**WHAT THE EXERCISE ASKS**. Print the complete set of entries exactly.

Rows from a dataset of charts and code
---+---

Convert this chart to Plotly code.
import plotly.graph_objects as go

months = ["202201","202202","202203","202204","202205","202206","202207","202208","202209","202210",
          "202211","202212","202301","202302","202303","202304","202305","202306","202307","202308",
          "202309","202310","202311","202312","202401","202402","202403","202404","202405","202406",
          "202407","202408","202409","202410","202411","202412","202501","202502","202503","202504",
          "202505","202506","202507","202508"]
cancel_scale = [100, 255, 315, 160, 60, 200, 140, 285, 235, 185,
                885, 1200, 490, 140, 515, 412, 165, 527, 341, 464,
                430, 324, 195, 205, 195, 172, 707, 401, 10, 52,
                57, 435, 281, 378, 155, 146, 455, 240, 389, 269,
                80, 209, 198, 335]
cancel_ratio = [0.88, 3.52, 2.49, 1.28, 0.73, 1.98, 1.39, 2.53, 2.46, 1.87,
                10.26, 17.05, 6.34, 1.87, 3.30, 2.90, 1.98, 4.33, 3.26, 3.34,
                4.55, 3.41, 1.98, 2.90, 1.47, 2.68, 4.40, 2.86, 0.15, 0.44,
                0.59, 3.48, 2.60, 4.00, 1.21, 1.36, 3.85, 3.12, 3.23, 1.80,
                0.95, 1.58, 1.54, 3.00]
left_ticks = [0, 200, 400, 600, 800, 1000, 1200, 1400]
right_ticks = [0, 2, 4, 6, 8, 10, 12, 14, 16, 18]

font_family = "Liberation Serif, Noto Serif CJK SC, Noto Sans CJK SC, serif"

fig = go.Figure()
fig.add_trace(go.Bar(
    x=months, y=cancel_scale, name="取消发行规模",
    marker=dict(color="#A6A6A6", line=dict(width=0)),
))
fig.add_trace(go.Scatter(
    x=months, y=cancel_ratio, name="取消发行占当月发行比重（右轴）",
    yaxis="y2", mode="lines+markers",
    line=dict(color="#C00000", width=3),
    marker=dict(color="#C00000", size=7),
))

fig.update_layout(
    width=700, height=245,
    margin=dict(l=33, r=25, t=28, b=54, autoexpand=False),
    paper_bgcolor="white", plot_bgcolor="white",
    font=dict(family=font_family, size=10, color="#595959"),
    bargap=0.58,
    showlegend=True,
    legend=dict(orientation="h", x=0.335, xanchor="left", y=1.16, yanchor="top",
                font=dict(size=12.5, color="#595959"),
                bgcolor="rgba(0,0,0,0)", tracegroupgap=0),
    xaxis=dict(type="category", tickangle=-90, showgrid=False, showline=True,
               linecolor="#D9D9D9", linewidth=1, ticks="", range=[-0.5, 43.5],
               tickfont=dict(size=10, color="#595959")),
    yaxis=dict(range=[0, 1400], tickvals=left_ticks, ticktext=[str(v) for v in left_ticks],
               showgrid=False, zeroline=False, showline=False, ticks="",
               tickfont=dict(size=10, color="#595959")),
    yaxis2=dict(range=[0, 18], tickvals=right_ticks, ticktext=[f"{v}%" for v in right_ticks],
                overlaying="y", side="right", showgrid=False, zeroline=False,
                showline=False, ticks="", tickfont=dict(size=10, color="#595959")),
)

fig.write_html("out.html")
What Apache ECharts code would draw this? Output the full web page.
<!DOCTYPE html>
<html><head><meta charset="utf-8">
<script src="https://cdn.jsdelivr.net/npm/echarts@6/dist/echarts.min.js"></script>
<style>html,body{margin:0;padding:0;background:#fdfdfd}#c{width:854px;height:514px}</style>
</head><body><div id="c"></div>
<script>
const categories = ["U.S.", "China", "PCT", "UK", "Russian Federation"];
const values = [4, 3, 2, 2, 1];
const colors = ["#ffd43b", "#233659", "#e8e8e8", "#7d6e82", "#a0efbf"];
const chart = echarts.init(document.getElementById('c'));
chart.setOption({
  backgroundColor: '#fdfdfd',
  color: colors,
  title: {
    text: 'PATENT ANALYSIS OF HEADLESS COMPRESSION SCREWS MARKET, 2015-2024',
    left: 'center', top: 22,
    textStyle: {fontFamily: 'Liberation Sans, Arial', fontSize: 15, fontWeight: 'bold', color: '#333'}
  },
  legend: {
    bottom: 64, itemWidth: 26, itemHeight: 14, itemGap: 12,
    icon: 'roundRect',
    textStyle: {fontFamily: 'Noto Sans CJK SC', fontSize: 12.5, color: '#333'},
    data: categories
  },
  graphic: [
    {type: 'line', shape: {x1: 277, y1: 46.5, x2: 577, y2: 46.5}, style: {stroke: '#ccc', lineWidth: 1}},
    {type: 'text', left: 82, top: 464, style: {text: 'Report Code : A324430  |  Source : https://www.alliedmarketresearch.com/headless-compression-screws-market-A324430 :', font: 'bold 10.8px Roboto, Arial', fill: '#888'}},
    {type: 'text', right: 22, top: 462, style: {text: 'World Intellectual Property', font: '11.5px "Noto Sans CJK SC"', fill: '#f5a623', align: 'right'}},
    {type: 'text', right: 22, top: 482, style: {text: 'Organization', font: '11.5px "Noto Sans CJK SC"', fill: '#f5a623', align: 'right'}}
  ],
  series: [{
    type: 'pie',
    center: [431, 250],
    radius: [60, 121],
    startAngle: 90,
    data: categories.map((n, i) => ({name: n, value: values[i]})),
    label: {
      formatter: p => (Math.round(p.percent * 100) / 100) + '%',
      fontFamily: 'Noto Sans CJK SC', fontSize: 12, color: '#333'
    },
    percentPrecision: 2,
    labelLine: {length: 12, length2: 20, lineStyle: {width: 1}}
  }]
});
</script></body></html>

---+---

**RESPONSE TO THE EXERCISE**.
Convert this chart to Plotly code.
import plotly.graph_objects as go

months = ["202201","202202","202203","202204","202205","202206","202207","202208","202209","202210",
          "202211","202212","202301","202302","202303","202304","202305","202306","202307","202308",
          "202309","202310","202311","202312","202401","202402","202403","202404","202405","202406",
          "202407","202408","202409","202410","202411","202412","202501","202502","202503","202504",
          "202505","202506","202507","202508"]
cancel_scale = [100, 255, 315, 160, 60, 200, 140, 285, 235, 185,
                885, 1200, 490, 140, 515, 412, 165, 527, 341, 464,
                430, 324, 195, 205, 195, 172, 707, 401, 10, 52,
                57, 435, 281, 378, 155, 146, 455, 240, 389, 269,
                80, 209, 198, 335]
cancel_ratio = [0.88, 3.52, 2.49, 1.28, 0.73, 1.98, 1.39, 2.53, 2.46, 1.87,
                10.26, 17.05, 6.34, 1.87, 3.30, 2.90, 1.98, 4.33, 3.26, 3.34,
                4.55, 3.41, 1.98, 2.90, 1.47, 2.68, 4.40, 2.86, 0.15, 0.44,
                0.59, 3.48, 2.60, 4.00, 1.21, 1.36, 3.85, 3.12, 3.23, 1.80,
                0.95, 1.58, 1.54, 3.00]
left_ticks = [0, 200, 400, 600, 800, 1000, 1200, 1400]
right_ticks = [0, 2, 4, 6, 8, 10, 12, 14, 16, 18]

font_family = "Liberation Serif, Noto Serif CJK SC, Noto Sans CJK SC, serif"

fig = go.Figure()
fig.add_trace(go.Bar(
    x=months, y=cancel_scale, name="取消发行规模",
    marker=dict(color="#A6A6A6", line=dict(width=0)),
))
fig.add_trace(go.Scatter(
    x=months, y=cancel_ratio, name="取消发行占当月发行比重（右轴）",
    yaxis="y2", mode="lines+markers",
    line=dict(color="#C00000", width=3),
    marker=dict(color="#C00000", size=7),
))

fig.update_layout(
    width=700, height=245,
    margin=dict(l=33, r=25, t=28, b=54, autoexpand=False),
    paper_bgcolor="white", plot_bgcolor="white",
    font=dict(family=font_family, size=10, color="#595959"),
    bargap=0.58,
    showlegend=True,
    legend=dict(orientation="h", x=0.335, xanchor="left", y=1.16, yanchor="top",
                font=dict(size=12.5, color="#595959"),
                bgcolor="rgba(0,0,0,0)", tracegroupgap=0),
    xaxis=dict(type="category", tickangle=-90, showgrid=False, showline=True,
               linecolor="#D9D9D9", linewidth=1, ticks="", range=[-0.5, 43.5],
               tickfont=dict(size=10, color="#595959")),
    yaxis=dict(range=[0, 1400], tickvals=left_ticks, ticktext=[str(v) for v in left_ticks],
               showgrid=False, zeroline=False, showline=False, ticks="",
               tickfont=dict(size=10, color="#595959")),
    yaxis2=dict(range=[0, 18], tickvals=right_ticks, ticktext=[f"{v}%" for v in right_ticks],
                overlaying="y", side="right", showgrid=False, zeroline=False,
                showline=False, ticks="", tickfont=dict(size=10, color="#595959")),
)

fig.write_html("out.html")
What Apache ECharts code would draw this? Output the full web page.
<!DOCTYPE html>
<html><head><meta charset="utf-8">
<script src="https://cdn.jsdelivr.net/npm/echarts@6/dist/echarts.min.js"></script>
<style>html,body{margin:0;padding:0;background:#fdfdfd}#c{width:854px;height:514px}</style>
</head><body><div id="c"></div>
<script>
const categories = ["U.S.", "China", "PCT", "UK", "Russian Federation"];
const values = [4, 3, 2, 2, 1];
const colors = ["#ffd43b", "#233659", "#e8e8e8", "#7d6e82", "#a0efbf"];
const chart = echarts.init(document.getElementById('c'));
chart.setOption({
  backgroundColor: '#fdfdfd',
  color: colors,
  title: {
    text: 'PATENT ANALYSIS OF HEADLESS COMPRESSION SCREWS MARKET, 2015-2024',
    left: 'center', top: 22,
    textStyle: {fontFamily: 'Liberation Sans, Arial', fontSize: 15, fontWeight: 'bold', color: '#333'}
  },
  legend: {
    bottom: 64, itemWidth: 26, itemHeight: 14, itemGap: 12,
    icon: 'roundRect',
    textStyle: {fontFamily: 'Noto Sans CJK SC', fontSize: 12.5, color: '#333'},
    data: categories
  },
  graphic: [
    {type: 'line', shape: {x1: 277, y1: 46.5, x2: 577, y2: 46.5}, style: {stroke: '#ccc', lineWidth: 1}},
    {type: 'text', left: 82, top: 464, style: {text: 'Report Code : A324430  |  Source : https://www.alliedmarketresearch.com/headless-compression-screws-market-A324430 :', font: 'bold 10.8px Roboto, Arial', fill: '#888'}},
    {type: 'text', right: 22, top: 462, style: {text: 'World Intellectual Property', font: '11.5px "Noto Sans CJK SC"', fill: '#f5a623', align: 'right'}},
    {type: 'text', right: 22, top: 482, style: {text: 'Organization', font: '11.5px "Noto Sans CJK SC"', fill: '#f5a623', align: 'right'}}
  ],
  series: [{
    type: 'pie',
    center: [431, 250],
    radius: [60, 121],
    startAngle: 90,
    data: categories.map((n, i) => ({name: n, value: values[i]})),
    label: {
      formatter: p => (Math.round(p.percent * 100) / 100) + '%',
      fontFamily: 'Noto Sans CJK SC', fontSize: 12, color: '#333'
    },
    percentPrecision: 2,
    labelLine: {length: 12, length2: 20, lineStyle: {width: 1}}
  }]
});
</script></body></html>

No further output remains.